Alcanzar la felicidad de los hombres a través de la política ―de la sana política― es una bien conocida utopía platónica. Una República gobernada por hombres sabios y honestos, con apego a la democracia y a las leyes. A lo largo del tiempo, sin embargo, la realidad ha venido siendo en muchos casos diferente. Poco a poco, gobernantes ambiciosos, narcisistas y corruptos han ido ganando espacio en todo el mundo, reduciendo y estrangulando las libertades y la democracia, pregonando la salvación de los ciudadanos a través de recetas mesiánicas o construcciones estrambóticas, creando con todo ello una distopía posible, es decir, lo contrario de una utopía: la infelicidad o, lo que es peor aún, el engañoso y volátil bienestar de los pueblos.
¿Exageración novelesca? ¡Bueno fuera! Pocos años atrás, Gary Kasparov, secretario general de Human Rights Foundation, tras examinar las estadísticas al respecto, reveló que el «negocio del autoritarismo está en auge» y que ciudadanos de 94 países sufren bajo regímenes no democráticos actualmente controlados por tiranos, monarcas absolutos, juntas militares o regímenes autoritarios competitivos, lo que representa el 53 por ciento de la población mundial. «Estadísticamente, entonces ―concluye―, el autoritarismo es uno de los mayores, si no el mayor desafío que enfrenta la humanidad».
El novelista es un notario, un testigo de su tiempo. Por ello, frente al poder será siempre un ser incómodo, un fisgón y un intruso. No importa. Su compromiso es y será reflejar, a través de la ficción y con el poder de las palabras, las luces y sombras del mundo. Günter Grass tuvo la lucidez de discernir que es la historia la que engaña y la literatura la que dice la verdad, aunque los recursos ficcionales de que se vale una novela puedan ser tan inocentes y lúdicos, en apariencia, como los de la Rebelión en la granja, de Orwell.

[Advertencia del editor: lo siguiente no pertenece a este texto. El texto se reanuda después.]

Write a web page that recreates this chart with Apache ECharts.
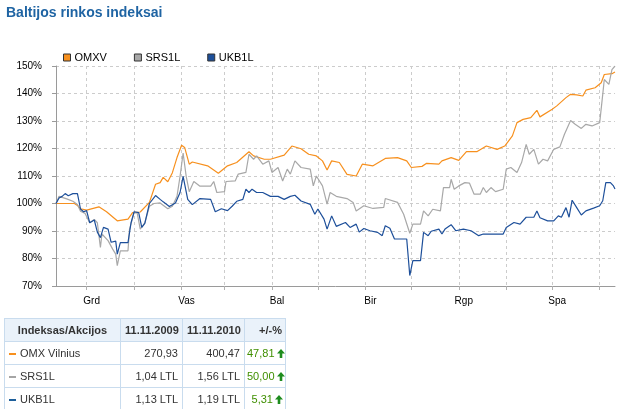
<!DOCTYPE html>
<html>
<head>
<meta charset="utf-8">
<script src="https://cdn.jsdelivr.net/npm/echarts@6/dist/echarts.min.js"></script>
<style>
  html, body { margin: 0; padding: 0; background: #fff; }
  #chart { position: absolute; left: 0; top: 0; width: 619px; height: 409px; }
  #tbl {
    position: absolute; left: 4px; top: 318px; width: 281px;
    border-collapse: collapse; table-layout: fixed;
    font-family: "Liberation Sans", Arial, sans-serif; font-size: 11px; color: #333;
  }
  #tbl td, #tbl th { border: 1px solid #c9dcee; padding: 0 4px; height: 22px; white-space: nowrap; }
  #tbl th { background: #eaf2fa; font-weight: bold; text-align: center; }
  #tbl td.num { text-align: right; }
  #tbl td.chg { text-align: right; color: #3f8f00; padding: 0 2px; }
  #tbl th.chg { text-align: right; padding: 0 3px; }
  .mark { display: inline-block; width: 7px; height: 2px; vertical-align: middle; margin: 0 4px 0 0; }
</style>
</head>
<body>
<div id="chart"></div>
<table id="tbl">
  <colgroup><col style="width:116px"><col style="width:62px"><col style="width:62px"><col style="width:41px"></colgroup>
  <tr>
    <th>Indeksas/Akcijos</th>
    <th>11.11.2009</th>
    <th>11.11.2010</th>
    <th class="chg">+/-%</th>
  </tr>
  <tbody id="rows"></tbody>
</table>
<script>
// dienos nuo 2009-11-11, reiksme % (pradzia = 100)
var omxv = [[0,100],[12,100],[14,99.3],[16,98.1],[20,97.6],[28,98.8],[33,97],[40,93.7],[47,94.3],
  [50,96.7],[55,96.9],[61,100.4],[65,107],[68,107.6],[70,109.5],[73,107.9],[76,111.2],[79,116.7],
  [82,121.2],[84,120.4],[87,114.3],[89,115.1],[99,113.7],[106,111],[112,113.7],[118,114.9],
  [126,118.8],[129,117.3],[136,116.1],[140,116.1],[149,117.6],[154,120.9],[160,119.9],[165,117.9],
  [170,117.3],[174,115.5],[177,112.2],[180,115.5],[185,114.9],[190,110.6],[196,110],[200,114.3],
  [207,113.7],[215,116.4],[223,116.7],[229,115.5],[232,113.1],[239,113.5],[242,114.6],[250,114.3],
  [252,115.5],[258,116.7],[263,115.7],[268,118.9],[275,118.9],[281,120.9],[288,119.7],[293,120.9],
  [298,124.6],[301,129.4],[305,130.6],[310,131.2],[314,133.9],[316,131.5],[324,134.3],[327,135.5],
  [333,138.5],[336,139.7],[340,139.5],[344,139.1],[346,141.2],[352,142.1],[356,143.9],[358,146.9],
  [363,147.2],[365,147.8]];

var srs1l = [[0,100],[2,102.6],[7,101.7],[11,100.8],[14,99.6],[16,97.2],[19,96.4],[22,93],[25,94.2],
  [27,93],[29,84],[30,88.9],[34,86.5],[37,83.4],[39,81.6],[40,77.4],[42,82.8],[47,82.8],[48,90.7],
  [51,96.7],[53,96.6],[55,90.7],[58,93],[61,99],[64,100],[68,100.2],[73,98.1],[76,99],[79,102.6],
  [81,109.9],[83,118.3],[85,109.9],[87,104.3],[90,108],[94,106.3],[101,106.3],[103,108],[105,104],
  [110,104.3],[111,108],[117,108.2],[119,110.7],[124,111.3],[126,117.9],[129,116.1],[131,117.3],
  [135,114.3],[139,115.5],[141,111.3],[145,113.1],[148,108.2],[151,112.5],[153,110.7],[156,115.5],
  [160,113.1],[166,112.5],[168,106.4],[170,110],[174,106.4],[177,99.8],[179,104],[183,102.6],
  [190,101.8],[194,100.4],[196,97.3],[201,99.2],[207,98.2],[214,98.6],[215,101.8],[223,100.4],
  [227,96.1],[231,89.2],[233,92.5],[238,92.5],[240,97.3],[243,95.5],[246,97.9],[251,97.3],
  [253,105.8],[257,105.8],[258,108.8],[260,105.2],[263,106.4],[267,107.6],[270,107.4],[273,103.4],
  [277,103.4],[279,105.8],[281,104],[284,105.8],[287,104.3],[292,105.2],[294,112.5],[297,113.1],
  [301,111.3],[304,114.9],[307,121.5],[309,117.9],[312,119.7],[315,114.3],[318,116.1],[321,115.5],
  [325,119.7],[329,120.6],[332,125.2],[336,130.2],[339,128.8],[343,127.3],[346,128.8],[350,128.2],
  [355,129.4],[357,139.7],[358,145.1],[361,143.3],[363,148.7],[365,150]];

var ukb1l = [[0,100],[2,102],[4,102.6],[6,103.6],[8,102.8],[11,103.6],[14,103.6],[16,98],[18,97],
  [20,97.4],[22,93],[25,94],[27,89.6],[29,87.6],[31,91.3],[34,90.7],[36,85.9],[39,86.3],[40,81.6],
  [42,85.8],[47,85.8],[49,93],[51,97],[54,96.7],[56,91.3],[58,92.8],[61,100],[65,102.9],[68,101.5],
  [70,100.6],[74,98.9],[78,100.2],[81,104],[83,109.9],[86,101.5],[89,99.6],[94,101.8],[101,101.5],
  [104,97],[108,98.1],[112,97.4],[115,99],[118,100.8],[122,101.5],[124,105.2],[126,104],[128,105.2],
  [131,104],[135,104],[140,102.6],[145,102.6],[149,101.5],[153,102.6],[156,103],[160,100.9],
  [166,99.7],[169,96.1],[171,98],[175,94.3],[177,90.7],[180,95.5],[183,91.7],[189,93.1],[192,91.3],
  [196,92.5],[198,89.6],[201,90.9],[205,90.1],[210,89.5],[213,88.3],[215,91.9],[218,91],[221,87.1],
  [229,87.1],[231,73.8],[233,79.2],[238,79.2],[240,89.5],[243,88.3],[245,89.9],[250,90.7],[252,88.9],
  [254,90.7],[258,92.3],[261,90.1],[266,90.7],[271,90.1],[276,88.3],[279,88.9],[292,88.9],[294,91.3],
  [299,93.1],[303,92.5],[307,95],[312,95],[314,97.3],[316,94.8],[321,93.7],[325,93.7],[328,95.5],
  [330,95],[333,98.5],[335,95],[337,101.2],[340,98.5],[343,95.8],[346,97.3],[351,98.3],[355,99.2],
  [357,101],[359,107.6],[362,107.6],[364,106.4],[365,105.3]];

var seriesNames = ['OMXV', 'SRS1L', 'UKB1L'];
var seriesColors = ['#f7901e', '#a8a8a8', '#1d4f9a'];

var monthTicks = ['2009-12-01','2010-01-01','2010-02-01','2010-03-01','2010-04-01','2010-05-01',
  '2010-06-01','2010-07-01','2010-08-01','2010-09-01','2010-10-01','2010-11-01'];
var monthLabels = ['Grd','','Vas','','Bal','','Bir','','Rgp','','Spa',''];

// lentele
var tblNames = ['OMX Vilnius', 'SRS1L', 'UKB1L'];
var tblStart = ['270,93', '1,04 LTL', '1,13 LTL'];
var tblEnd = ['400,47', '1,56 LTL', '1,19 LTL'];
var tblChange = ['47,81', '50,00', '5,31'];
var tblMarkColors = ['#f7901e', '#a5a5a5', '#1d5f9a'];

var startDate = new Date(2009, 10, 11).getTime();
var DAY = 86400000;
// menesio pradzia -> diena nuo pradzios
function dayOf(s) {
  var a = s.split('-');
  return Math.round((new Date(+a[0], +a[1] - 1, +a[2]).getTime() - startDate) / DAY);
}
var tickDays = monthTicks.map(dayOf);

var arrow = '<svg width="8" height="9" viewBox="0 0 8 9" style="vertical-align:-1px;margin-left:2px">' +
  '<path d="M4 0 L8 4.5 L5.3 4.5 L5.3 9 L2.7 9 L2.7 4.5 L0 4.5 Z" fill="#1e8c1e"/></svg>';
var rowsHtml = '';
tblNames.forEach(function (n, i) {
  rowsHtml += '<tr><td><span class="mark" style="background:' + tblMarkColors[i] + '"></span>' + n + '</td>' +
    '<td class="num">' + tblStart[i] + '</td><td class="num">' + tblEnd[i] + '</td>' +
    '<td class="chg">' + tblChange[i] + arrow + '</td></tr>';
});
document.getElementById('rows').innerHTML = rowsHtml;

var myChart = echarts.init(document.getElementById('chart'));
var dataSets = [omxv, srs1l, ukb1l];
var option = {
  animation: false,
  title: {
    text: 'Baltijos rinkos indeksai',
    left: 1,
    top: 1,
    textStyle: { fontFamily: 'Liberation Sans', fontSize: 14, fontWeight: 'bold', color: '#1f64a3' }
  },
  legend: {
    left: 58,
    top: 47,
    itemWidth: 7,
    itemHeight: 7,
    itemGap: 27,
    icon: 'rect',
    textStyle: { fontFamily: 'Liberation Sans', fontSize: 11, color: '#000', padding: [0, 0, 0, -1] },
    data: seriesNames.map(function (n, i) {
      return { name: n, itemStyle: { color: seriesColors[i], borderColor: '#333', borderWidth: 1 } };
    })
  },
  grid: { left: 56, right: 4, top: 66, bottom: 123, containLabel: false },
  xAxis: {
    type: 'value',
    min: 0,
    max: 365,
    axisLine: { lineStyle: { color: '#9a9a9a', width: 1 } },
    axisTick: { show: true, length: 4, lineStyle: { color: '#b0b0b0' }, customValues: tickDays },
    splitLine: { show: true, lineStyle: { color: '#cccccc', type: [3, 3] } },
    axisLabel: {
      customValues: tickDays,
      margin: 10,
      padding: [0, 0, 0, 10],
      fontFamily: 'Liberation Sans',
      fontSize: 10,
      color: '#000',
      formatter: function (val) {
        var i = tickDays.indexOf(val);
        return i >= 0 ? monthLabels[i] : '';
      }
    }
  },
  yAxis: {
    type: 'value',
    min: 70,
    max: 150,
    interval: 10,
    axisLine: { show: true, lineStyle: { color: '#9a9a9a' } },
    axisTick: { show: true, length: 4, lineStyle: { color: '#9a9a9a' } },
    splitLine: { show: true, lineStyle: { color: '#cccccc', type: [3, 3] } },
    axisLabel: {
      margin: 14,
      fontFamily: 'Liberation Sans',
      fontSize: 10,
      color: '#000',
      formatter: '{value}%'
    }
  },
  series: dataSets.map(function (d, i) {
    return {
      name: seriesNames[i],
      type: 'line',
      showSymbol: false,
      symbol: 'none',
      color: seriesColors[i],
      lineStyle: { width: 1.2, color: seriesColors[i] },
      data: d
    };
  })
};
myChart.setOption(option);
</script>
</body>
</html>
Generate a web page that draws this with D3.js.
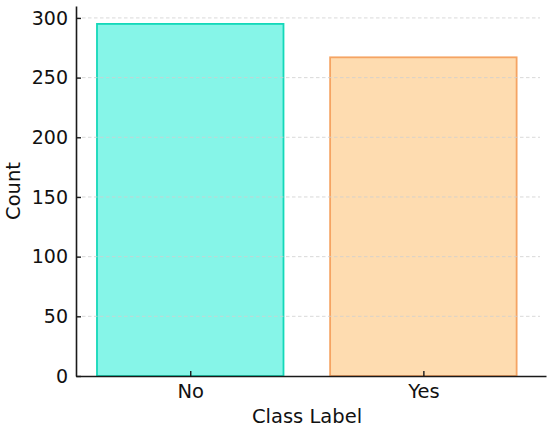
<!DOCTYPE html>
<html><head><meta charset="utf-8">
<script src="https://cdn.jsdelivr.net/npm/d3@7"></script>
<style>body{margin:0;background:#fff}svg{display:block}text{font-family:"DejaVu Sans",sans-serif;fill:#111}</style>
</head><body>
<svg id="c" width="550" height="432"></svg>
<script>
const categories = ["No", "Yes"];
const counts = [295, 267];
const fills = ["#86f5e8", "#fedcb0"];
const strokes = ["#14d8b9", "#f5a463"];
const yTicks = [0, 50, 100, 150, 200, 250, 300];

const svg = d3.select("#c");
const W = 550, H = 432;
const m = {l: 76, r: 4, t: 6, b: 56};
const x = d3.scaleLinear().domain([-0.49, 1.526]).range([m.l, W - m.r]);
const y = d3.scaleLinear().domain([0, 310]).range([H - m.b, m.t]);
const bw = x(0.4) - x(-0.4);

svg.selectAll("rect.bar").data(counts).enter().append("rect")
  .attr("x", (d, i) => x(i) - bw / 2)
  .attr("y", d => y(d))
  .attr("width", bw)
  .attr("height", d => y(0) - y(d))
  .attr("fill", (d, i) => fills[i])
  .attr("stroke", (d, i) => strokes[i])
  .attr("stroke-width", 1.8);

// grid
svg.selectAll("line.grid").data(yTicks.filter(t => t > 0)).enter().append("line")
  .attr("x1", m.l).attr("x2", 540)
  .attr("y1", d => y(d)).attr("y2", d => y(d))
  .attr("stroke", "#d0d0d0").attr("stroke-opacity", 0.8)
  .attr("stroke-width", 1).attr("stroke-dasharray", "3.5,2.5");

// y axis
const ya = svg.append("g").attr("transform", `translate(${m.l},0)`)
  .call(d3.axisLeft(y).tickValues(yTicks).tickSizeInner(-5).tickSizeOuter(0).tickPadding(8));
ya.select(".domain").attr("stroke", "#1a1a1a").attr("stroke-width", 1.6);
ya.selectAll(".tick line").attr("stroke", "#1a1a1a").attr("stroke-width", 1.4);
ya.selectAll(".tick text").attr("font-size", 19).attr("fill", "#111").attr("font-family", "DejaVu Sans");

// x axis
const xa = svg.append("g").attr("transform", `translate(0,${y(0)})`)
  .call(d3.axisBottom(x).tickValues([0, 1]).tickFormat(i => categories[i]).tickSizeInner(-5).tickSizeOuter(0).tickPadding(8));
xa.select(".domain").attr("stroke", "#1a1a1a").attr("stroke-width", 1.6);
xa.selectAll(".tick line").attr("stroke", "#1a1a1a").attr("stroke-width", 1.4);
xa.selectAll(".tick text").attr("font-size", 19.5).attr("fill", "#111").attr("font-family", "DejaVu Sans");

svg.append("text").attr("x", 307).attr("y", 423).attr("text-anchor", "middle")
  .attr("font-size", 19.5).text("Class Label");
svg.append("text").attr("transform", "translate(20,191) rotate(-90)").attr("text-anchor", "middle")
  .attr("font-size", 19.5).text("Count");
</script>
</body></html>
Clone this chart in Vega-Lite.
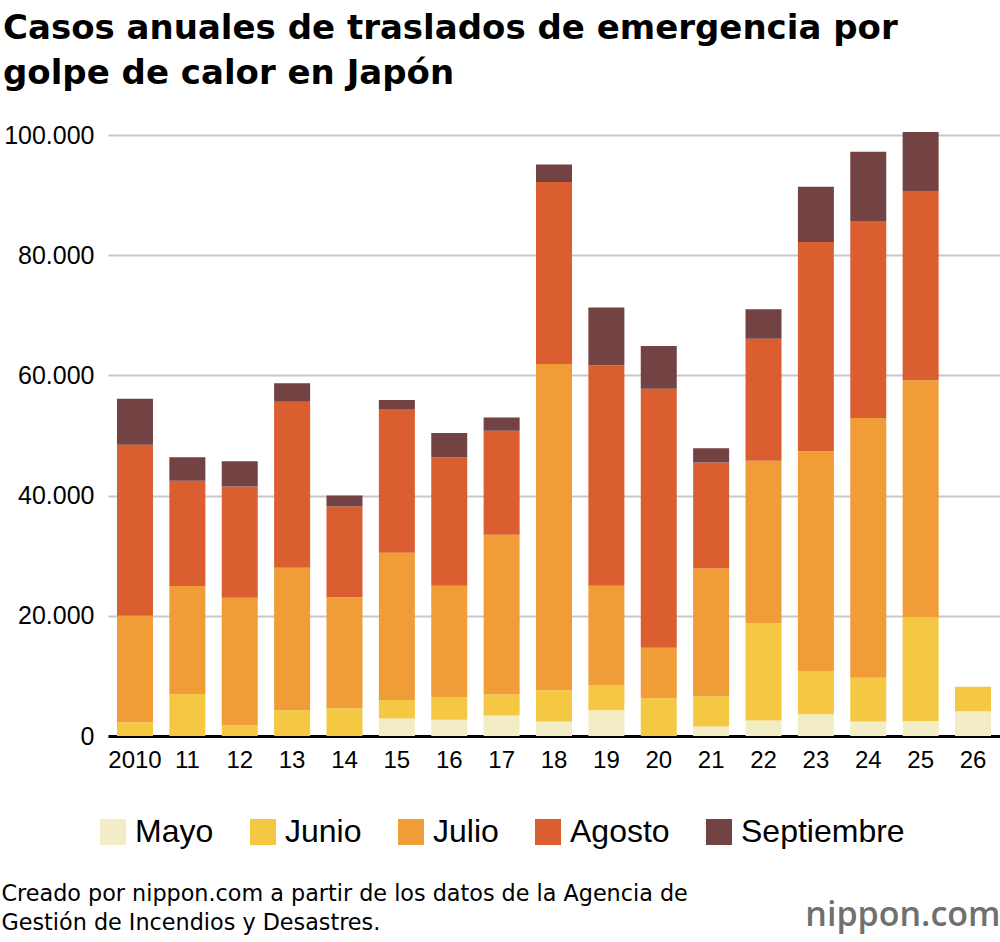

¿Qué es una novela, en definitiva, sino una reinvención de la realidad, cualquiera que sea el disfraz o la escenificación con que se proyecte sobre el teatro del mundo? De hecho, el problema del novelista frente al poder se plantea cuando la ficción literaria termina por parecerse a la realidad.
¿Navidades en octubre? ¿Se puede? ¡Por supuesto! Toda dictadura es, en sí misma, una apropiación del tiempo histórico. No en vano, El recurso de método, novela de Alejo Carpentier, inicia con un sostenido tictac del reloj para recordarnos el perpetuo retorno de las dictaduras.
Frente a la hilada de novelas latinoamericanas sobre déspotas y tiranos —algunas de ellas obras maestras, como La fiesta del Chivo, El recurso del método y El señor Presidente— brilla, por contraste, El coronel no tiene quien le escriba, de Gabriel García Márquez. Triste historia de un combatiente honrado y pobre que espera en vano, en una tórrida barraca de la selva colombiana, sus pensiones jubilares, mientras mantiene sus principios éticos y su dignidad personal incólumes.
Ahora, entre las sombras ominosas de la dictadura de Nicolás Maduro, emerge otro luminoso contraste: la voz poderosa y heroica de María Corina Machado, portando frente al déspota el estandarte de la lucha del noble y valeroso pueblo venezolano por la democracia, la libertad y la esperanza. Estamos con ella.